- [What the exercise asks]: Check each line of the records below and collect those holding "this".

- [Source records]:
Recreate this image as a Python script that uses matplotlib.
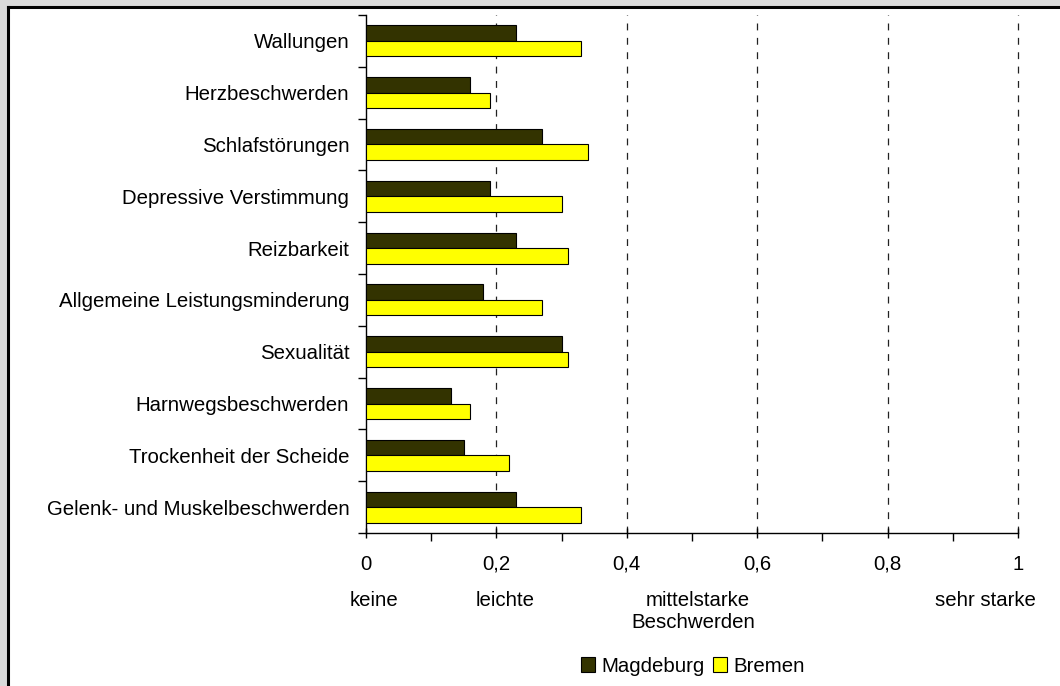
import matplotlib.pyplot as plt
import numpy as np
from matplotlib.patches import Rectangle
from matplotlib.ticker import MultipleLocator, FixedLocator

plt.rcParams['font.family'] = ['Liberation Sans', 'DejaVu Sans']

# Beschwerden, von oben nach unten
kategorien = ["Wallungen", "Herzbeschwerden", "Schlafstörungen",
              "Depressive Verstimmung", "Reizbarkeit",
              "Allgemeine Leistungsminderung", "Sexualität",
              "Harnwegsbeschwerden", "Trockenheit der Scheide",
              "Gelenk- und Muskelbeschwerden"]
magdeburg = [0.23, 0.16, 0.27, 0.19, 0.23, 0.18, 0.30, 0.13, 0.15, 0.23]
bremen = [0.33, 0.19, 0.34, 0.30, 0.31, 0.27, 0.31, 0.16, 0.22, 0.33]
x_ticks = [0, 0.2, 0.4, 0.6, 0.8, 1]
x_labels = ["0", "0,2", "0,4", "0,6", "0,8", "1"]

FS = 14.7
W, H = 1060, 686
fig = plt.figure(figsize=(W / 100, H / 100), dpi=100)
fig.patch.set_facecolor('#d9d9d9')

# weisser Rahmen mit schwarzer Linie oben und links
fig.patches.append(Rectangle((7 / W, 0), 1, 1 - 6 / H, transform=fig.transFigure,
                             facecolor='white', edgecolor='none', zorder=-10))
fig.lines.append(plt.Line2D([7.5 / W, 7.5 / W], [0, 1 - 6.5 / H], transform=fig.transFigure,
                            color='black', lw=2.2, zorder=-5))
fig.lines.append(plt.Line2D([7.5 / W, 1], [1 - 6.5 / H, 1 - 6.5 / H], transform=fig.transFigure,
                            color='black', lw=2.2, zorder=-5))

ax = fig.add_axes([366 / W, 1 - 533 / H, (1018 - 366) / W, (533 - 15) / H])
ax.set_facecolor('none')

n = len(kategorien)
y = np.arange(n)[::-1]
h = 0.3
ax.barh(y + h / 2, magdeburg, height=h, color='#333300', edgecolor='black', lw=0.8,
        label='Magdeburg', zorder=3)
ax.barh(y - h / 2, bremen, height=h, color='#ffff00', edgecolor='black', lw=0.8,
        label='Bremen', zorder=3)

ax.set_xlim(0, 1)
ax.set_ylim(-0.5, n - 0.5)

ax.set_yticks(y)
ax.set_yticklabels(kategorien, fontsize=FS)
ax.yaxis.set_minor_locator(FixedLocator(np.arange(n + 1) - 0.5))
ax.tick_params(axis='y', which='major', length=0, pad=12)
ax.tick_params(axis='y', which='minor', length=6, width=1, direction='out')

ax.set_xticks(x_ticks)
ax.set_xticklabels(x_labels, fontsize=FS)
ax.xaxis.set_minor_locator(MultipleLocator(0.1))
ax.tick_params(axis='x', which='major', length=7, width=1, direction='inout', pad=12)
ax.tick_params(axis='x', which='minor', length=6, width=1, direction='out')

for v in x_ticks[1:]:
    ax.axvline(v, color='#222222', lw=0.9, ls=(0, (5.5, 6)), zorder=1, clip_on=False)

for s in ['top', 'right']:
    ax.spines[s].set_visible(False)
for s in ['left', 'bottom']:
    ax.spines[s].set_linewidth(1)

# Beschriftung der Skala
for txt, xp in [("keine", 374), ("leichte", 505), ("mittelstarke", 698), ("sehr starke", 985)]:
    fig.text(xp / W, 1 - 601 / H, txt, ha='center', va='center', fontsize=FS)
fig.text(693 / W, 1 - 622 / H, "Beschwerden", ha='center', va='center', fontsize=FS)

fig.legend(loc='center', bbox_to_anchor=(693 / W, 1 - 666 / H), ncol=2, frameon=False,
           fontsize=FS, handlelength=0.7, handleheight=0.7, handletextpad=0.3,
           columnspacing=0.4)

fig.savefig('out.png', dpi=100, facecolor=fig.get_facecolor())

==

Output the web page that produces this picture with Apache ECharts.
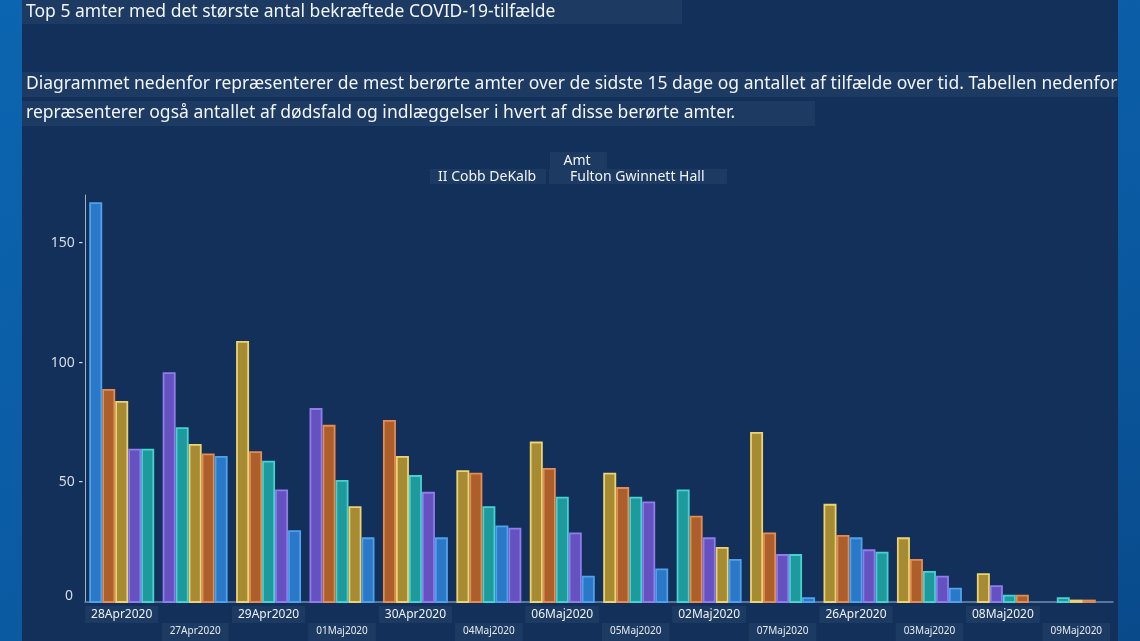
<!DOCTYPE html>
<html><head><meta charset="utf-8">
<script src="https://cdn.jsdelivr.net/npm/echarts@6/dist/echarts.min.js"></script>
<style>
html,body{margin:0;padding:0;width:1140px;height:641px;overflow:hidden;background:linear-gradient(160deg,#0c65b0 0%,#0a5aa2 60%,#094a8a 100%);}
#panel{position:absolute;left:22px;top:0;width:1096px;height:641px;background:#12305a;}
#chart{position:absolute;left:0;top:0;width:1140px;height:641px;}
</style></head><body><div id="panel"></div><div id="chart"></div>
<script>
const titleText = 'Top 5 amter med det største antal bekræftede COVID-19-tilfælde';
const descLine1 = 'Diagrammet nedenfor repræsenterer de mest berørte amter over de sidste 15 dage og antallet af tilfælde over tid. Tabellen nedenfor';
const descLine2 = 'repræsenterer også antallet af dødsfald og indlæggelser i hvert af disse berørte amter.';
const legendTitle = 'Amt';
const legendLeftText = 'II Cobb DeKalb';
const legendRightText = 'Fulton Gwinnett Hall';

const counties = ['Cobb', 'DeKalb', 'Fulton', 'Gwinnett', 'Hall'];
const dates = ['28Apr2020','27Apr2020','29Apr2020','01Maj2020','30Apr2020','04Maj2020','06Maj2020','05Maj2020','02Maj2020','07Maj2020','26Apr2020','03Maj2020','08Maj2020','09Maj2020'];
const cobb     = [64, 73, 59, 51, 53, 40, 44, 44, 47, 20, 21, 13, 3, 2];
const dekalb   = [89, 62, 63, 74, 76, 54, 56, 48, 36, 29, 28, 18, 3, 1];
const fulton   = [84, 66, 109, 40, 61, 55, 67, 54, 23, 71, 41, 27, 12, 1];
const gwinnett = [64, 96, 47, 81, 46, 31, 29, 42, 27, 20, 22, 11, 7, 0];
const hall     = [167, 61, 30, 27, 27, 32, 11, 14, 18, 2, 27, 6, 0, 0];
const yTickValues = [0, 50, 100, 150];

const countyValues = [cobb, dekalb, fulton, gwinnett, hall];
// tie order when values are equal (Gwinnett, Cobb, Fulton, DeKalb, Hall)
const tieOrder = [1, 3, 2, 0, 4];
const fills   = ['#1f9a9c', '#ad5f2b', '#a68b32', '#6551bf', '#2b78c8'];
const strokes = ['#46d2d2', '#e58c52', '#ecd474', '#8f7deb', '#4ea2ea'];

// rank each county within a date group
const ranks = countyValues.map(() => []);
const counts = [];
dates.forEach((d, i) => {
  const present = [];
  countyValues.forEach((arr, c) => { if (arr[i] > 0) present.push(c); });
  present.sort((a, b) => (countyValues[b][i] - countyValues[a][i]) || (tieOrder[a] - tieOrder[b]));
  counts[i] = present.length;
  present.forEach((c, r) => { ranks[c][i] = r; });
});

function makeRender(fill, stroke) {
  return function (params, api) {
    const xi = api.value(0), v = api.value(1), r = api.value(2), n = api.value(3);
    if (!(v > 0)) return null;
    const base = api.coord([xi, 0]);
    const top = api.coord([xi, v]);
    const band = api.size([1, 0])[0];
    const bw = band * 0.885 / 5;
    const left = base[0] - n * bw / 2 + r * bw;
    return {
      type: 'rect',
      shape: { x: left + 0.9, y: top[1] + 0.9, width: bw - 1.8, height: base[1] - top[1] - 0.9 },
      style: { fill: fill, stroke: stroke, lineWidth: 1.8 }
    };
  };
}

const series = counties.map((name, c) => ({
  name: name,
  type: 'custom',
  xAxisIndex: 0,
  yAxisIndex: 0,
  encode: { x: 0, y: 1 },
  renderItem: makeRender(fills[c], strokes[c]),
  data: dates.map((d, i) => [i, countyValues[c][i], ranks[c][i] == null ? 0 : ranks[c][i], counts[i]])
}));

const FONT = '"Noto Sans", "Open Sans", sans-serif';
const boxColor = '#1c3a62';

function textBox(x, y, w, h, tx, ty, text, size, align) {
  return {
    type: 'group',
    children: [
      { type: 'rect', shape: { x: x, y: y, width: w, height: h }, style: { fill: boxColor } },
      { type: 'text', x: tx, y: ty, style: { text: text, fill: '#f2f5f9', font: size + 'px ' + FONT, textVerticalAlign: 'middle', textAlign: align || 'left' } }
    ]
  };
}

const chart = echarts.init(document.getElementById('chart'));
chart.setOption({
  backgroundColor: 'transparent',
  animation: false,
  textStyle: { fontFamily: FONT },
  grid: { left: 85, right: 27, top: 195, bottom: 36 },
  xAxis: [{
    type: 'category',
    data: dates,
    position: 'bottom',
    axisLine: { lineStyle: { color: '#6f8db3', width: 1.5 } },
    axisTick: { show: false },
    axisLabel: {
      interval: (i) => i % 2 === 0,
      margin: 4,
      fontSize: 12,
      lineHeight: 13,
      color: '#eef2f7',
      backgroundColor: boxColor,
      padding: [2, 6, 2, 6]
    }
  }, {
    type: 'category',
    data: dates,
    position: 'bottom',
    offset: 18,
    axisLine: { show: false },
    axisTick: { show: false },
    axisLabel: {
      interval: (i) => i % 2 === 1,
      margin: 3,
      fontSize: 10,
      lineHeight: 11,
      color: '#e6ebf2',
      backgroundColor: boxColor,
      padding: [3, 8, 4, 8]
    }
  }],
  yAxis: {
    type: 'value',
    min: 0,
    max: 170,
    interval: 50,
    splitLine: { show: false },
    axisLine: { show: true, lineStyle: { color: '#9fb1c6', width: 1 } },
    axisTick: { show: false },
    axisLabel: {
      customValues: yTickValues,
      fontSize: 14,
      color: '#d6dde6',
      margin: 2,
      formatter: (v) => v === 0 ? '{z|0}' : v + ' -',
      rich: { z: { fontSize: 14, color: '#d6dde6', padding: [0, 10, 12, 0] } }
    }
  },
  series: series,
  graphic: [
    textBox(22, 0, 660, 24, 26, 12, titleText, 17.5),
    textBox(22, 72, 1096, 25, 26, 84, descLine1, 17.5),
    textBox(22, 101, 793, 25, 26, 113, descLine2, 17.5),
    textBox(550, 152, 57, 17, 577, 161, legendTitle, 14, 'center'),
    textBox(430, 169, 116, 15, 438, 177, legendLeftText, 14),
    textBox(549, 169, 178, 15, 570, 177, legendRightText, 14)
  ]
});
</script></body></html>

- [Full output]:
Recreate this image as a Python script that uses matplotlib.
Output the web page that produces this picture with Apache ECharts.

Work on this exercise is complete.